■ **Goal**
Produce an exact transcription of the listing below, omitting the pictures.

■ **Raw data**
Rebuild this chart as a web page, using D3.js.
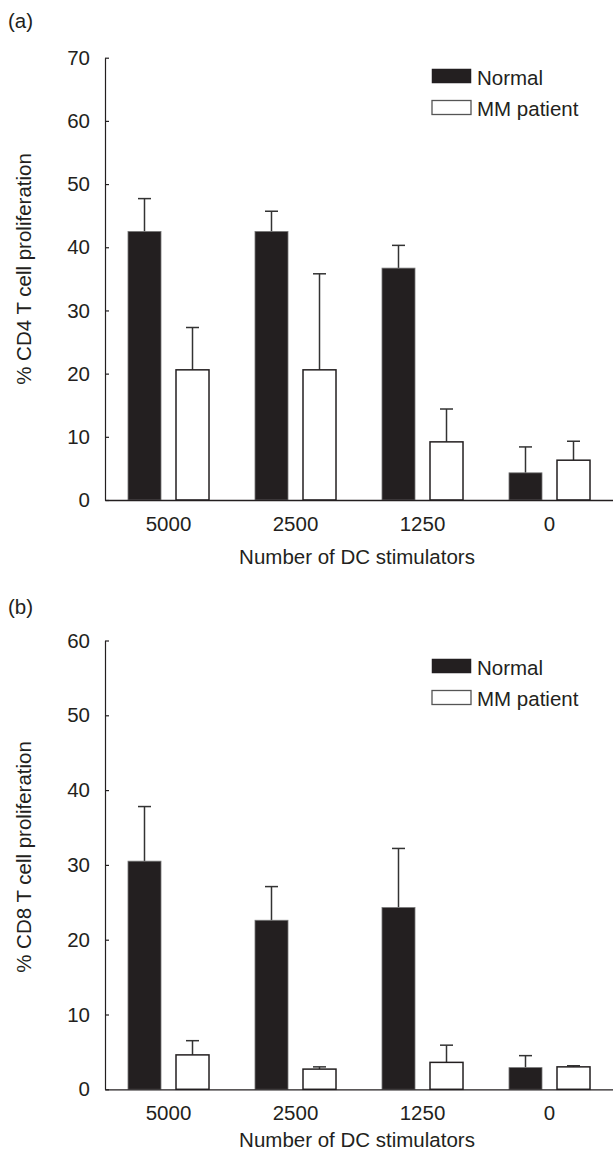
<!DOCTYPE html>
<html>
<head>
<meta charset="utf-8">
<script src="https://cdn.jsdelivr.net/npm/d3@7"></script>
<style>
  html, body { margin: 0; padding: 0; background: #fff; }
  svg { display: block; }
  text { font-family: "Liberation Sans", Arial, Helvetica, sans-serif; fill: #231f20; }
</style>
</head>
<body>
<svg id="chart" width="613" height="1153"></svg>
<script>
// ---- Data ----
const categories = ["5000", "2500", "1250", "0"];
const series = ["Normal", "MM patient"];
const xTitle = "Number of DC stimulators";

// Panel (a): % CD4 T cell proliferation
const cd4Normal    = [42.5, 42.5, 36.7, 4.3];
const cd4NormalErr = [5.2, 3.2, 3.6, 4.1];
const cd4MM        = [20.6, 20.6, 9.2, 6.3];
const cd4MMErr     = [6.7, 15.2, 5.2, 3.0];
const cd4Ticks     = [0, 10, 20, 30, 40, 50, 60, 70];

// Panel (b): % CD8 T cell proliferation
const cd8Normal    = [30.5, 22.6, 24.3, 2.9];
const cd8NormalErr = [7.3, 4.5, 7.9, 1.6];
const cd8MM        = [4.6, 2.7, 3.6, 3.0];
const cd8MMErr     = [1.9, 0.3, 2.3, 0.15];
const cd8Ticks     = [0, 10, 20, 30, 40, 50, 60];

// ---- Drawing ----
const svg = d3.select("#chart");
const ink = "#231f20";
const fontSize = 20.5;

function panel(opts) {
  const g = svg.append("g");
  const y = d3.scaleLinear().domain([0, d3.max(opts.ticks)]).range([opts.y0, opts.yTop]);
  const x0 = d3.scaleBand().domain(categories).range([105, 613]).padding(0);
  const x1 = d3.scaleBand().domain(series).range([0, x0.bandwidth()])
    .paddingInner(0.3125).paddingOuter(0.479);

  const rows = [];
  categories.forEach((c, i) => {
    rows.push({cat: c, s: series[0], v: opts.normal[i], e: opts.normalErr[i]});
    rows.push({cat: c, s: series[1], v: opts.mm[i], e: opts.mmErr[i]});
  });

  // error bars (drawn first so the bar covers the stem base)
  const eb = g.append("g").attr("stroke", "#333").attr("stroke-width", 1.5);
  rows.forEach(r => {
    const cx = x0(r.cat) + x1(r.s) + x1.bandwidth() / 2;
    eb.append("line").attr("x1", cx).attr("x2", cx).attr("y1", y(r.v)).attr("y2", y(r.v + r.e));
    eb.append("line").attr("x1", cx - 6.5).attr("x2", cx + 6.5).attr("y1", y(r.v + r.e)).attr("y2", y(r.v + r.e));
  });

  // bars
  g.append("g").selectAll("rect").data(rows).join("rect")
    .attr("x", d => x0(d.cat) + x1(d.s))
    .attr("y", d => y(d.v))
    .attr("width", x1.bandwidth())
    .attr("height", d => y(0) - y(d.v))
    .attr("fill", d => d.s === series[0] ? ink : "#fff")
    .attr("stroke", d => d.s === series[0] ? "#777" : ink)
    .attr("stroke-width", d => d.s === series[0] ? 0.8 : 1.5);

  // y axis
  const ya = g.append("g").attr("transform", "translate(105,0)")
    .call(d3.axisLeft(y).tickValues(opts.ticks).tickFormat(d3.format("d"))
      .tickSizeInner(-4).tickSizeOuter(0).tickPadding(15));
  ya.selectAll("path, line").attr("stroke", ink).attr("stroke-width", 1.2);
  ya.selectAll("text").attr("font-size", fontSize).attr("fill", ink);
  ya.attr("font-family", null);

  // x axis
  const xa = g.append("g").attr("transform", `translate(0,${opts.y0})`)
    .call(d3.axisBottom(x0).tickSize(0).tickPadding(16));
  xa.selectAll("path").attr("stroke", ink).attr("stroke-width", 1.3);
  xa.selectAll("text").attr("font-size", fontSize).attr("fill", ink);
  xa.attr("font-family", null);

  // x title
  g.append("text").attr("x", 357).attr("y", opts.xTitleY)
    .attr("text-anchor", "middle").attr("font-size", fontSize).text(xTitle);

  // y title
  g.append("text")
    .attr("transform", `translate(31,${opts.yLabelCenter}) rotate(-90)`)
    .attr("text-anchor", "middle").attr("font-size", fontSize).text(opts.yTitle);

  // panel letter
  g.append("text").attr("x", 8).attr("y", opts.letterY)
    .attr("font-size", fontSize).text(opts.letter);

  // legend
  const lg = g.append("g");
  series.forEach((s, i) => {
    const ly = opts.legendY + i * 31.5;
    lg.append("rect").attr("x", 432).attr("y", ly).attr("width", 39).attr("height", 14)
      .attr("fill", i === 0 ? ink : "#fff")
      .attr("stroke", i === 0 ? ink : "#555").attr("stroke-width", i === 0 ? 0.5 : 1.3);
    lg.append("text").attr("x", 477).attr("y", ly + 15.5)
      .attr("font-size", fontSize).text(s);
  });
}

panel({
  letter: "(a)", letterY: 28,
  y0: 500, yTop: 57.7, ticks: cd4Ticks,
  normal: cd4Normal, normalErr: cd4NormalErr, mm: cd4MM, mmErr: cd4MMErr,
  yTitle: "% CD4 T cell proliferation", yLabelCenter: 269,
  legendY: 69, xTitleY: 564
});

panel({
  letter: "(b)", letterY: 614,
  y0: 1089.3, yTop: 640.5, ticks: cd8Ticks,
  normal: cd8Normal, normalErr: cd8NormalErr, mm: cd8MM, mmErr: cd8MMErr,
  yTitle: "% CD8 T cell proliferation", yLabelCenter: 857,
  legendY: 659, xTitleY: 1147
});
</script>
</body>
</html>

■ **Response to this task**
Rebuild this chart as a web page, using D3.js.
<!DOCTYPE html>
<html>
<head>
<meta charset="utf-8">
<script src="https://cdn.jsdelivr.net/npm/d3@7"></script>
<style>
  html, body { margin: 0; padding: 0; background: #fff; }
  svg { display: block; }
  text { font-family: "Liberation Sans", Arial, Helvetica, sans-serif; fill: #231f20; }
</style>
</head>
<body>
<svg id="chart" width="613" height="1153"></svg>
<script>
// ---- Data ----
const categories = ["5000", "2500", "1250", "0"];
const series = ["Normal", "MM patient"];
const xTitle = "Number of DC stimulators";

// Panel (a): % CD4 T cell proliferation
const cd4Normal    = [42.5, 42.5, 36.7, 4.3];
const cd4NormalErr = [5.2, 3.2, 3.6, 4.1];
const cd4MM        = [20.6, 20.6, 9.2, 6.3];
const cd4MMErr     = [6.7, 15.2, 5.2, 3.0];
const cd4Ticks     = [0, 10, 20, 30, 40, 50, 60, 70];

// Panel (b): % CD8 T cell proliferation
const cd8Normal    = [30.5, 22.6, 24.3, 2.9];
const cd8NormalErr = [7.3, 4.5, 7.9, 1.6];
const cd8MM        = [4.6, 2.7, 3.6, 3.0];
const cd8MMErr     = [1.9, 0.3, 2.3, 0.15];
const cd8Ticks     = [0, 10, 20, 30, 40, 50, 60];

// ---- Drawing ----
const svg = d3.select("#chart");
const ink = "#231f20";
const fontSize = 20.5;

function panel(opts) {
  const g = svg.append("g");
  const y = d3.scaleLinear().domain([0, d3.max(opts.ticks)]).range([opts.y0, opts.yTop]);
  const x0 = d3.scaleBand().domain(categories).range([105, 613]).padding(0);
  const x1 = d3.scaleBand().domain(series).range([0, x0.bandwidth()])
    .paddingInner(0.3125).paddingOuter(0.479);

  const rows = [];
  categories.forEach((c, i) => {
    rows.push({cat: c, s: series[0], v: opts.normal[i], e: opts.normalErr[i]});
    rows.push({cat: c, s: series[1], v: opts.mm[i], e: opts.mmErr[i]});
  });

  // error bars (drawn first so the bar covers the stem base)
  const eb = g.append("g").attr("stroke", "#333").attr("stroke-width", 1.5);
  rows.forEach(r => {
    const cx = x0(r.cat) + x1(r.s) + x1.bandwidth() / 2;
    eb.append("line").attr("x1", cx).attr("x2", cx).attr("y1", y(r.v)).attr("y2", y(r.v + r.e));
    eb.append("line").attr("x1", cx - 6.5).attr("x2", cx + 6.5).attr("y1", y(r.v + r.e)).attr("y2", y(r.v + r.e));
  });

  // bars
  g.append("g").selectAll("rect").data(rows).join("rect")
    .attr("x", d => x0(d.cat) + x1(d.s))
    .attr("y", d => y(d.v))
    .attr("width", x1.bandwidth())
    .attr("height", d => y(0) - y(d.v))
    .attr("fill", d => d.s === series[0] ? ink : "#fff")
    .attr("stroke", d => d.s === series[0] ? "#777" : ink)
    .attr("stroke-width", d => d.s === series[0] ? 0.8 : 1.5);

  // y axis
  const ya = g.append("g").attr("transform", "translate(105,0)")
    .call(d3.axisLeft(y).tickValues(opts.ticks).tickFormat(d3.format("d"))
      .tickSizeInner(-4).tickSizeOuter(0).tickPadding(15));
  ya.selectAll("path, line").attr("stroke", ink).attr("stroke-width", 1.2);
  ya.selectAll("text").attr("font-size", fontSize).attr("fill", ink);
  ya.attr("font-family", null);

  // x axis
  const xa = g.append("g").attr("transform", `translate(0,${opts.y0})`)
    .call(d3.axisBottom(x0).tickSize(0).tickPadding(16));
  xa.selectAll("path").attr("stroke", ink).attr("stroke-width", 1.3);
  xa.selectAll("text").attr("font-size", fontSize).attr("fill", ink);
  xa.attr("font-family", null);

  // x title
  g.append("text").attr("x", 357).attr("y", opts.xTitleY)
    .attr("text-anchor", "middle").attr("font-size", fontSize).text(xTitle);

  // y title
  g.append("text")
    .attr("transform", `translate(31,${opts.yLabelCenter}) rotate(-90)`)
    .attr("text-anchor", "middle").attr("font-size", fontSize).text(opts.yTitle);

  // panel letter
  g.append("text").attr("x", 8).attr("y", opts.letterY)
    .attr("font-size", fontSize).text(opts.letter);

  // legend
  const lg = g.append("g");
  series.forEach((s, i) => {
    const ly = opts.legendY + i * 31.5;
    lg.append("rect").attr("x", 432).attr("y", ly).attr("width", 39).attr("height", 14)
      .attr("fill", i === 0 ? ink : "#fff")
      .attr("stroke", i === 0 ? ink : "#555").attr("stroke-width", i === 0 ? 0.5 : 1.3);
    lg.append("text").attr("x", 477).attr("y", ly + 15.5)
      .attr("font-size", fontSize).text(s);
  });
}

panel({
  letter: "(a)", letterY: 28,
  y0: 500, yTop: 57.7, ticks: cd4Ticks,
  normal: cd4Normal, normalErr: cd4NormalErr, mm: cd4MM, mmErr: cd4MMErr,
  yTitle: "% CD4 T cell proliferation", yLabelCenter: 269,
  legendY: 69, xTitleY: 564
});

panel({
  letter: "(b)", letterY: 614,
  y0: 1089.3, yTop: 640.5, ticks: cd8Ticks,
  normal: cd8Normal, normalErr: cd8NormalErr, mm: cd8MM, mmErr: cd8MMErr,
  yTitle: "% CD8 T cell proliferation", yLabelCenter: 857,
  legendY: 659, xTitleY: 1147
});
</script>
</body>
</html>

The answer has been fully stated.